Cuando tenía diecinueve años marché a Ansongo a fin de obtener mi graduado escolar. Un amigo de mi padre que tenía cuatro esposas y unos treinta hijos me dio alojamiento. Para merecerlo tenía que trabajar para la familia en condiciones difíciles, ya que los hijos de ese hombre me maltrataban. Yo era el chivo expiatorio, el extranjero. No me llamaban a comer más que cuando no quedaba casi nada. Adelgacé. Sin embargo, todas las mañanas pasaba ante la casa de una señora para entrar en una gruta, un refugio, en el que trabajaba entre seis y ocho horas; esta señora me regalaba galletas y un vaso de caldo. Un día, dejé de pasar por delante de su casa porque me daba vergüenza y tomé otro camino. Se enteró de mi nuevo trayecto y me dijo que quería protegerme como una madre. Miré al cielo y di las gracias a la mía.
Pasé ocho meses en Ansongo, el tiempo justo para obtener mi diploma. Inmediatamente después me fui haciendo autoestop a Bamako, donde permanecí hasta concluir el bachillerato. En un principio viví en casa de un primo que era muy exigente en el trabajo: lavar coches, ocuparme de los niños y buscar comida para el ganado.
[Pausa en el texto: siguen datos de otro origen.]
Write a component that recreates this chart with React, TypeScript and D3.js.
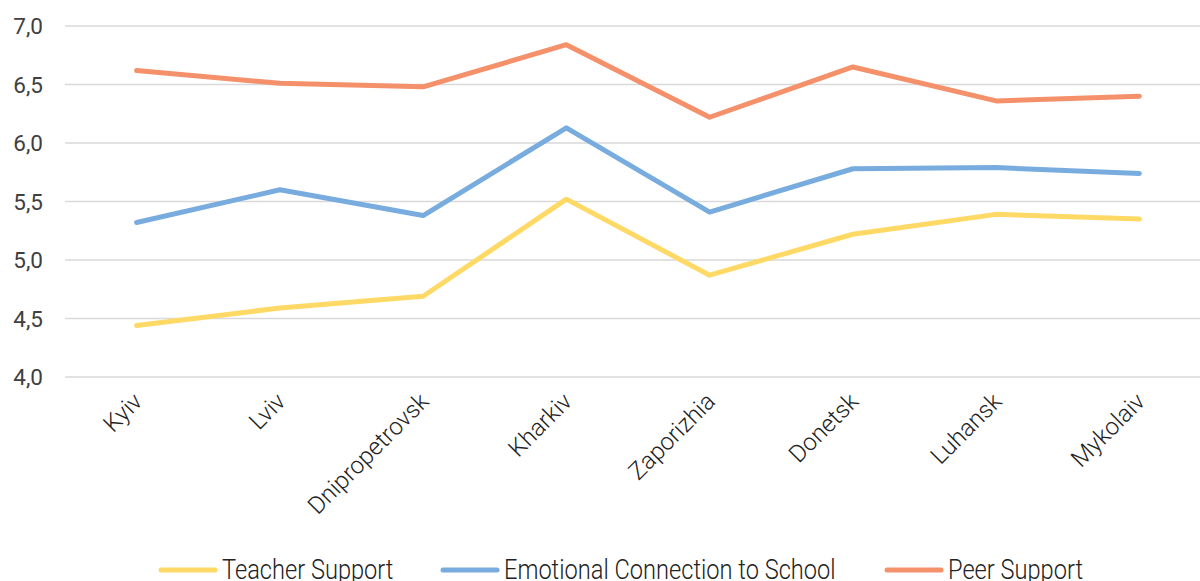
import React from "react";
import * as d3 from "d3";

const regions = ["Kyiv", "Lviv", "Dnipropetrovsk", "Kharkiv", "Zaporizhia", "Donetsk", "Luhansk", "Mykolaiv"];
const teacherSupport = [4.44, 4.59, 4.69, 5.52, 4.87, 5.22, 5.39, 5.35];
const emotionalConnection = [5.32, 5.6, 5.38, 6.13, 5.41, 5.78, 5.79, 5.74];
const peerSupport = [6.62, 6.51, 6.48, 6.84, 6.22, 6.65, 6.36, 6.4];
const yTicks = [4.0, 4.5, 5.0, 5.5, 6.0, 6.5, 7.0];

const seriesList = [
  { name: "Teacher Support", values: teacherSupport, color: "#FFD966" },
  { name: "Emotional Connection to School", values: emotionalConnection, color: "#78ACDE" },
  { name: "Peer Support", values: peerSupport, color: "#F4916B" },
];

const W = 1200;
const H = 581;

export default function App() {
  const x = d3.scaleBand<string>().domain(regions).range([65, 1211]);
  const y = d3.scaleLinear().domain([4, 7]).range([377, 26]);
  const cx = (r: string) => (x(r) ?? 0) + x.bandwidth() / 2;
  const fmt = (v: number) => v.toFixed(1).replace(".", ",");

  const line = d3
    .line<number>()
    .x((_, i) => cx(regions[i]))
    .y((v) => y(v));

  const legendX = [161, 443, 887];

  return (
    <svg
      width={W}
      height={H}
      style={{ position: "absolute", left: 0, top: 0, background: "#fff" }}
      fontFamily="Roboto, sans-serif"
    >
      {yTicks.map((t) => (
        <g key={t}>
          <line x1={65} x2={1211} y1={y(t)} y2={y(t)} stroke="#D9D9D9" strokeWidth={1.5} />
          <text
            x={43}
            y={y(t)}
            dy="0.36em"
            textAnchor="end"
            fontSize={22.5}
            fontWeight={400}
            fill="#404040"
          >
            {fmt(t)}
          </text>
        </g>
      ))}

      {regions.map((r) => (
        <text
          key={r}
          transform={`translate(${cx(r) + 7},${403}) rotate(-45)`}
          textAnchor="end"
          fontSize={24}
          fontWeight={300}
          fill="#222"
        >
          {r}
        </text>
      ))}

      {seriesList.map((s) => (
        <path
          key={s.name}
          d={line(s.values) ?? ""}
          fill="none"
          stroke={s.color}
          strokeWidth={5}
          strokeLinejoin="round"
          strokeLinecap="round"
        />
      ))}

      {seriesList.map((s, i) => (
        <g key={s.name} transform={`translate(${legendX[i]},570)`}>
          <line x1={0} x2={54} y1={0} y2={0} stroke={s.color} strokeWidth={5} strokeLinecap="round" />
          <text
            transform="translate(61,9) scale(0.875,1)"
            fontSize={27}
            fontWeight={300}
            fill="#222"
          >
            {s.name}
          </text>
        </g>
      ))}
    </svg>
  );
}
Me quedaba el tiempo justo para acudir a la escuela. Cada día se me hacía un poco más difícil trabajar solo, hasta que, por fin, resolví que era preferible pasar hambre y recobrar mi independencia. Así pues, me instalé en un estudio. Contaba con una exigua beca y ganaba un poco más haciendo de memorialista y vendiendo agua fresca y billetes para la tómbola de una fundación humanitaria. Tras tres años en Bamako, me suspendieron en el examen de bachillerato. Decepcionado, volví al desierto y creé en Taboye una asociación para fundar una pequeña escuela. Volví, seis meses más tarde, a Bamako con el fin de buscar fondos para mi escuela mientras decidía no darme por vencido. Volví a presentarme al examen de bachillerato, convencido de que la primera vez me habían rechazado por ser tuareg y activista de una asociación rebelde de alumnos y estudiantes de Mali. Tras trabajar sin tregua, cuando ya tenía veintitrés años, obtuve por fin mi diploma.
Fascinado siempre por Saint-Exupéry, alimentaba, ansioso por conocer al gran escritor, el sueño de ir a Francia. Deseaba decirle que su Principito tenía un hermano...
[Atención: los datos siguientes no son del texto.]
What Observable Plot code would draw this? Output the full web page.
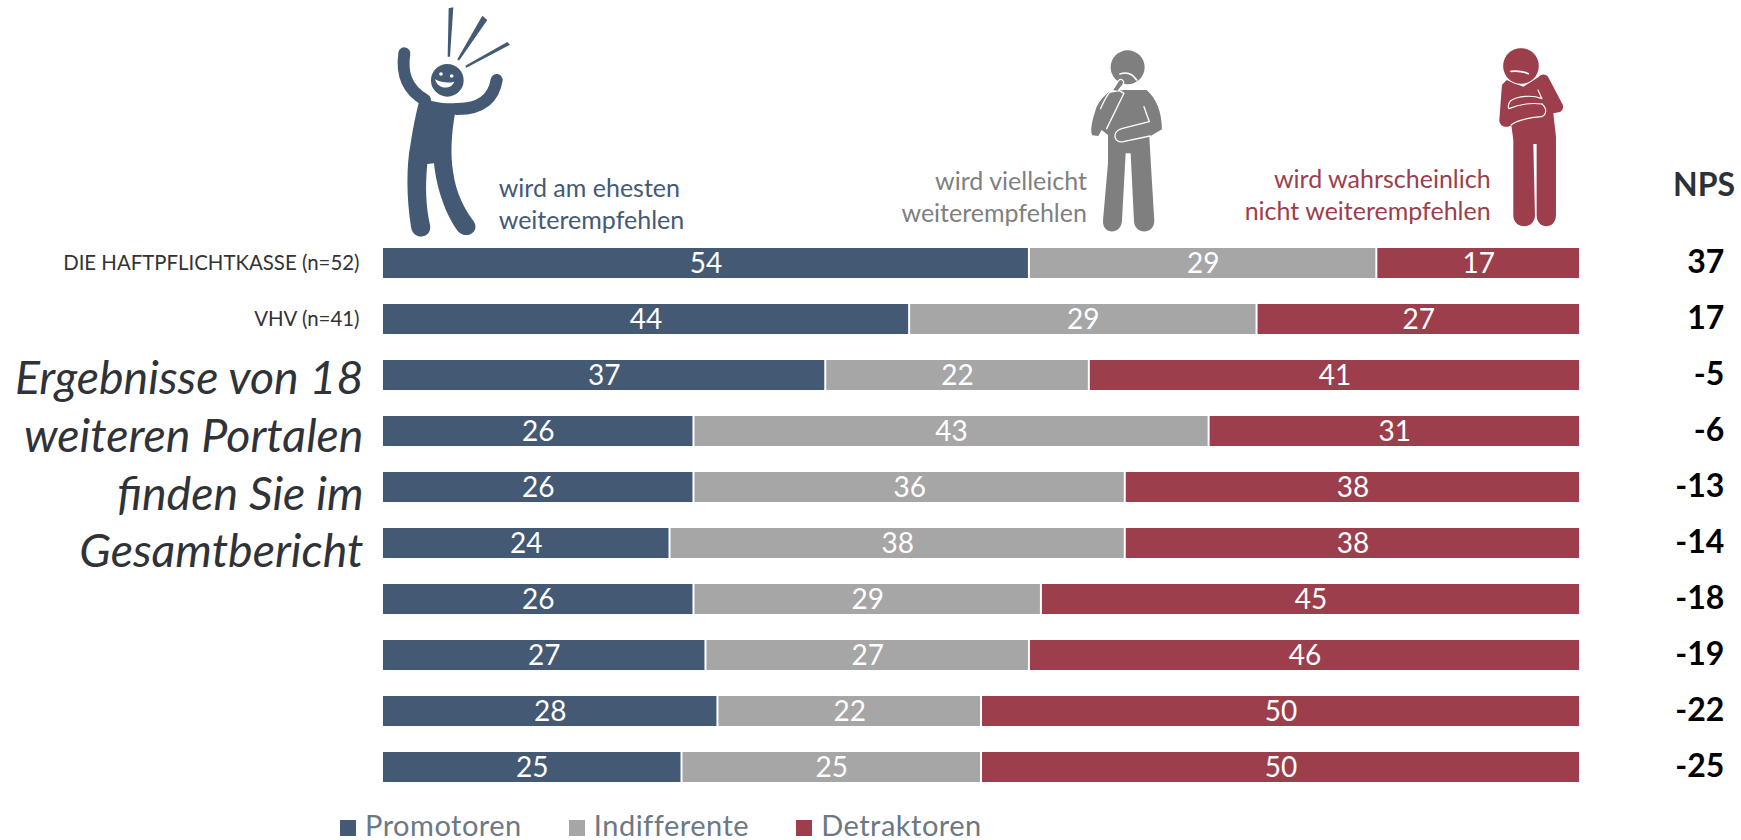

Para mí, Occidente representaba la base del saber. Descubrir bibliotecas, leer, aprender. La mayoría de los libros que tuve entre mis manos estaban editados en París. París era el centro de toda una vida intelectual. Hugo, Baudelaire, La Fontaine: ¡París! En aquella época creía que las personas que cambiaban el mundo, que hablaban, se encontraban en Francia, razón por la que debía dirigirme hacia ese país para llevar a cabo mi ideal humano y, además, mi sueño. Estaba convencido de que, si encontraba la forma de adaptarme, lograría brillar. Los medios de comunicación aumentaban mi fascinación. Lo sentía como una llamada.
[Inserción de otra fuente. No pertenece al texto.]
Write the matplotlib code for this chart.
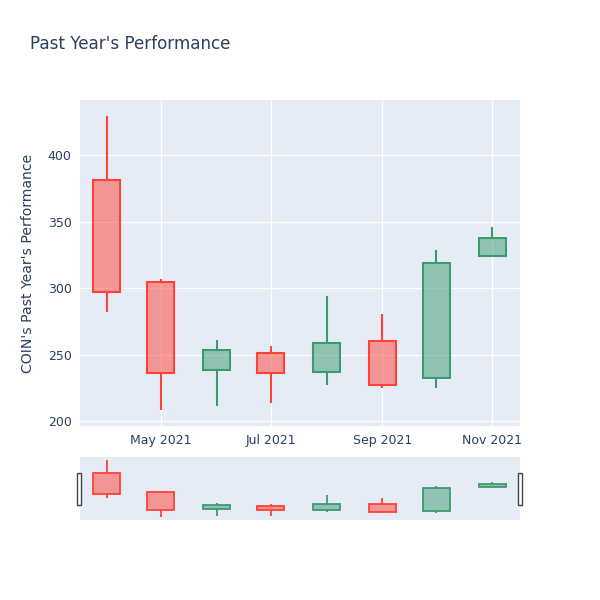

  En el desierto, mi voz era escuchada por los míos, se me respetaba. En cambio, en este nuevo mundo al que aspiraba, no contaba como persona. Sólo era un desconocido que tendría que construir todo para hacerse un sitio. Sabía, sin embargo, que siempre contaría con la educación que me había proporcionado mi abuelo, quien, a menudo, me decía:
En este mundo, todos los hombres tienen algo en común: la palabra. Para comprenderlos y conocerlos, hay que escucharlos. Te adoptarán. Conserva ese tesoro y vete adonde quieras en la tierra sin olvidar nunca de dónde vienes.